DADT Repeal Efforts Continue Despite Military Objections
The optimistic news on "Don't Ask, Don't Tell", from Kerry Eleveld at The Advocate:
"Alex Nicholson, executive director of gay veterans group Servicemembers United, said because of the legislative options he was more optimistic about the chances for repeal than he had been in recent months. 'For the first time in a long time I think that we have a realistic, politically viable path to repeal right now,' he said. 'It will depend on what kind of buy-in we get from key members on the committee and from the White House.' Despite Secretary of Defense Robert Gates urging Congress not to vote on repeal this year, Levin has has continued to push forward with the effort. 'The president says he wants to repeal ‘Don’t ask.’ Why shouldn’t we repeal it?' Levin told Congressional Quarterly earlier this week. Though Gates’s objections have posed a challenge to swaying a handful of legislators on the committee, one person with knowledge of the matter said repeal supporters were on the verge of securing the final votes. 'We’re very close — within one or two votes — and we feel optimistic about that,' said the source, who spoke on the condition of anonymity."

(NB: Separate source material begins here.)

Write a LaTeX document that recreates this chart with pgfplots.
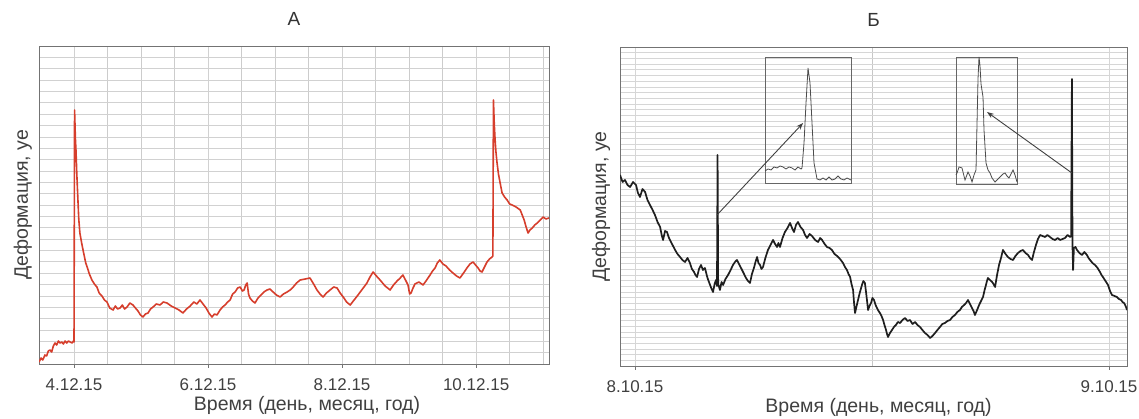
\documentclass[border=0pt]{standalone}
\usepackage{pgfplots}
\pgfplotsset{compat=1.18}
\usepackage{fontspec}
\setmainfont{Liberation Sans}
\usetikzlibrary{arrows.meta}
\definecolor{redline}{RGB}{214,62,44}
\definecolor{inkline}{RGB}{30,30,30}

\pgfplotstableread{
h y
-12.5 2
-11.8 6
-11.2 4
-10.4 9
-9.8 8
-9.2 13
-8.6 14
-8.0 12
-7.4 18
-6.8 21
-6.2 19
-5.6 23
-5.0 21
-4.4 22
-3.8 20
-3.2 23
-2.6 21
-2.0 23
-1.4 22
-0.7 21
-0.2 23
0.0 22
0.2 254
0.5 225
0.7 214
1.0 190
1.4 164
1.7 145
2.1 131
2.8 120
3.6 109
4.2 101
4.7 97
5.5 90
6.4 84
7.3 80
8.2 77
9.0 71
10.0 68
10.9 64
11.8 62
12.8 56
14.0 54
14.8 58
15.6 55
16.5 56
17.3 59
18.1 55
19.0 57
20.0 61
21.1 59
22.0 56
22.9 53
23.8 49
24.7 47
25.6 50
26.5 51
27.4 55
28.3 57
29.5 60
30.8 59
32.0 62
33.3 61
34.8 58
36.2 56
37.6 54
39.0 51
40.3 55
41.6 58
42.9 62
44.0 60
45.1 64
46.2 60
47.3 56
48.3 51
49.4 47
50.3 50
51.2 49
52.3 54
53.2 57
54.1 59
55.0 62
55.9 64
56.8 70
57.7 72
58.6 76
59.5 77
60.3 73
60.9 74
61.5 79
62.0 81
62.5 70
63.0 66
63.9 63
64.8 61
65.9 66
67.0 69
68.0 72
69.1 74
70.2 75
71.3 72
72.5 69
73.8 67
75.0 70
76.3 72
77.4 74
78.5 77
79.7 81
81.0 84
82.8 85
84.5 86
85.8 80
87.0 74
88.1 70
89.2 67
90.4 71
91.7 74
93.0 77
94.2 76
95.3 71
96.4 67
97.6 62
98.9 59
100.3 64
101.7 69
103.3 75
104.9 81
106.0 87
107.1 92
108.3 88
109.6 84
111.4 78
113.2 74
114.4 79
115.7 83
116.8 86
117.8 89
118.7 84
119.6 79
120.2 70
120.7 71
121.4 76
122.1 80
123.5 82
125.0 79
126.3 84
127.5 89
128.4 93
129.3 96
130.1 101
131.0 104
132.1 100
133.2 98
134.5 94
135.7 91
137.0 88
138.2 86
139.5 91
140.7 96
141.8 100
142.9 102
143.8 99
144.7 96
145.4 93
146.1 92
147.0 97
147.9 102
148.8 105
149.7 107
150.0 108
150.2 264
150.5 240
150.8 224
151.1 212
151.5 201
152.0 190
152.6 181
153.3 171
154.2 167
155.1 164
156.0 160
156.9 159
158.3 157
159.8 154
160.5 149
161.2 144
161.9 137
162.6 131
163.3 134
164.1 136
165.0 139
165.9 141
167.0 144
168.0 147
169.0 145
170.1 146
}\dataA

\pgfplotstableread{
h y
-0.76 191
-0.63 184
-0.51 186
-0.38 181
-0.25 179
-0.10 184
0.05 181
0.15 173
0.25 169
0.38 177
0.51 174
0.63 166
0.76 161
0.89 156
1.01 151
1.14 144
1.27 139
1.35 131
1.42 126
1.52 135
1.62 134
1.70 129
1.77 126
1.90 121
2.03 116
2.15 112
2.28 109
2.40 106
2.53 104
2.66 108
2.78 103
2.88 97
2.99 94
3.06 91
3.14 89
3.24 97
3.34 101
3.44 96
3.54 98
3.67 88
3.80 81
3.88 77
3.95 74
4.03 82
4.10 86
4.15 80
4.18 211
4.21 82
4.30 76
4.38 84
4.46 81
4.58 87
4.71 91
4.84 96
4.96 101
5.06 104
5.16 106
5.29 101
5.42 96
5.52 92
5.62 88
5.72 85
5.82 83
5.92 92
6.02 98
6.10 104
6.18 109
6.25 103
6.33 101
6.40 97
6.48 99
6.60 108
6.73 116
6.86 121
6.99 126
7.09 122
7.19 119
7.26 123
7.34 119
7.47 128
7.59 134
7.72 138
7.85 143
7.95 138
8.05 134
8.15 141
8.25 144
8.38 139
8.51 136
8.61 131
8.71 128
8.84 132
8.96 130
9.12 126
9.27 124
9.37 128
9.47 126
9.60 122
9.72 119
9.85 118
9.97 116
10.10 112
10.23 110
10.38 107
10.53 103
10.63 99
10.73 96
10.81 92
10.89 89
10.96 82
11.04 76
11.09 63
11.14 53
11.22 60
11.29 66
11.39 74
11.49 81
11.56 85
11.64 83
11.72 70
11.80 56
11.87 60
11.95 63
12.02 68
12.10 66
12.18 61
12.25 58
12.33 55
12.40 53
12.48 50
12.56 46
12.63 41
12.71 36
12.76 32
12.81 29
12.91 33
13.01 36
13.11 39
13.21 41
13.31 44
13.42 43
13.54 46
13.67 48
13.80 45
13.92 46
14.05 42
14.18 44
14.30 41
14.43 39
14.55 36
14.68 33
14.81 31
14.94 28
15.06 30
15.19 33
15.31 36
15.44 39
15.56 42
15.69 43
15.82 45
15.95 46
16.07 49
16.20 51
16.32 54
16.45 56
16.55 59
16.66 61
16.76 63
16.86 66
16.96 62
17.06 58
17.14 55
17.21 51
17.32 56
17.42 61
17.52 65
17.62 69
17.70 76
17.77 81
17.82 85
17.87 88
17.97 86
18.08 84
18.15 82
18.23 79
18.33 91
18.43 101
18.53 108
18.63 116
18.76 112
18.88 109
19.01 107
19.14 106
19.26 110
19.39 113
19.52 115
19.64 116
19.77 113
19.90 111
20.00 108
20.10 106
20.20 114
20.30 121
20.40 127
20.51 131
20.63 130
20.76 129
20.88 131
21.01 129
21.14 127
21.27 126
21.40 128
21.52 126
21.65 127
21.77 128
21.90 131
22.03 129
22.08 130
22.12 287
22.15 120
22.18 96
22.22 118
22.30 119
22.38 116
22.50 113
22.63 111
22.75 114
22.88 111
22.96 108
23.04 106
23.16 103
23.29 101
23.42 98
23.54 94
23.62 91
23.69 89
23.82 85
23.95 81
24.05 75
24.15 71
24.28 70
24.40 69
24.50 67
24.61 66
24.68 64
24.76 63
24.84 60
24.91 56
}\dataB

\pgfplotstableread{
x y
0 12
3 14
6 13
9 16
12 15
15 17
18 16
21 14
24 16
27 15
30 13
33 16
36 14
37 15
39 40
41 80
43 115
45 100
47 60
49 20
52 4
55 3
58 5
61 3
64 6
67 3
70 4
73 7
76 4
79 3
82 5
86 3
}\insetA

\pgfplotstableread{
x y
0 9
1 11
3 17
6 16
9 4
12 12
14 8
16 2
18 9
20 14
21 60
22 105
23 127
24 118
25 100
27 87
28 54
30 21
32 14
34 11
36 6
39 2
42 5
44 7
47 10
49 11
51 8
53 6
55 10
57 14
59 9
61 2
}\insetB

\pgfplotsset{
  panel/.style={
    scale only axis, anchor=south west,
    axis line style={black!55, line width=0.9pt},
    tick align=outside, xtick pos=bottom, ytick pos=left,
    major tick length=4pt, minor tick length=0pt,
    tick style={black!55, line width=0.8pt},
    ytick style={draw=none},
    yticklabels={},
    grid=both,
    xticklabel style={font=\fontsize{17}{20}\selectfont, text=black!75, anchor=base, yshift=-23pt},
    xlabel style={font=\fontsize{19.5}{23}\selectfont, text=black!75, anchor=base},
    ylabel style={font=\fontsize{19.5}{23}\selectfont, text=black!75, anchor=base},
    title style={font=\fontsize{19}{22}\selectfont, text=black!80, anchor=base},
    xlabel={Время (день, месяц, год)},
    ylabel={Деформация, уе},
    clip=true,
  },
  insetax/.style={
    scale only axis, anchor=south west,
    axis line style={black!60, line width=0.9pt},
    xtick=\empty, ytick=\empty,
    clip=false,
  }
}

\begin{document}
\begin{tikzpicture}
\path[use as bounding box] (0pt,0pt) rectangle (1139pt,419pt);

% ---------- Panel A ----------
\begin{axis}[panel,
  at={(39pt,55pt)}, width=510pt, height=318pt,
  xmin=-12.54, xmax=170.1, ymin=0, ymax=318,
  xtick={0,48,96,144},
  xticklabels={4.12.15,6.12.15,8.12.15,10.12.15},
  minor xtick={12,24,36,60,72,84,108,120,132,156,168},
  ytick distance=11.357,
  major grid style={black!18, line width=0.7pt},
  minor grid style={black!20, line width=0.7pt},
  title={А},
  title style={at={(axis description cs:0.5,1)}, yshift=14pt},
  xlabel style={at={(axis description cs:0.5,0)}, yshift=-46.5pt, xshift=13pt},
  ylabel style={at={(axis description cs:0,0.5)}, yshift=11pt},
]
\addplot[redline, line width=1.6pt, line join=round] table[x=h, y=y] {\dataA};
\end{axis}

% ---------- Panel B ----------
\begin{axis}[panel,
  at={(620pt,53pt)}, width=507pt, height=319pt,
  xmin=-0.76, xmax=24.91, ymin=0, ymax=319,
  xtick={0,24},
  xticklabels={8.10.15,9.10.15},
  minor xtick={12},
  ytick distance=5.696,
  major grid style={black!16, line width=0.6pt},
  minor grid style={black!22, line width=0.7pt},
  title={Б},
  title style={at={(axis description cs:0.5,1)}, yshift=14pt},
  xlabel style={at={(axis description cs:0.5,0)}, yshift=-46.5pt, xshift=5pt},
  ylabel style={at={(axis description cs:0,0.5)}, yshift=14pt},
]
\addplot[inkline, line width=1.7pt, line join=round] table[x=h, y=y] {\dataB};
\coordinate (a1s) at (axis cs:4.15,151);
\coordinate (a1e) at (axis cs:8.51,243);
\coordinate (a2s) at (axis cs:22.12,193);
\coordinate (a2e) at (axis cs:17.82,254);
\end{axis}

% ---------- insets ----------
\begin{axis}[insetax, at={(765pt,236pt)}, width=86pt, height=126pt,
  xmin=0, xmax=86, ymin=0, ymax=126]
\addplot[black!70, line width=0.8pt] table[x=x, y=y] {\insetA};
\end{axis}
\begin{axis}[insetax, at={(956pt,235pt)}, width=61pt, height=127pt,
  xmin=0, xmax=61, ymin=0, ymax=127]
\addplot[black!70, line width=0.8pt] table[x=x, y=y] {\insetB};
\end{axis}

\draw[-{Stealth[length=7pt,width=5pt]}, black!75, line width=0.9pt] (a1s) -- (a1e);
\draw[-{Stealth[length=7pt,width=5pt]}, black!75, line width=0.9pt] (a2s) -- (a2e);
\end{tikzpicture}
\end{document}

Levin has been characterized as "a hero" in efforts to keep repeal alive.
And the infuriating news (we've been strung along for months, as many suspected, that there was any support for repeal this year from the White House despite Obama's State of the Union promise):
"Throughout the efforts, the White House has continued to remain in the background. A second source who spoke on the condition of anonymity said the White House was partially in a bind based on an agreement White House officials had made with Defense Department officials earlier this year to let the Pentagon’s working group study reach completion before pushing for a repeal vote. The source, who had knowledge of the meeting, said discussions around “the process” began in December and were finalized in January, when prospects for the administration’s main agenda items, such as health care reform, were still looking grim. The White House did not immediately respond to an inquiry for this article."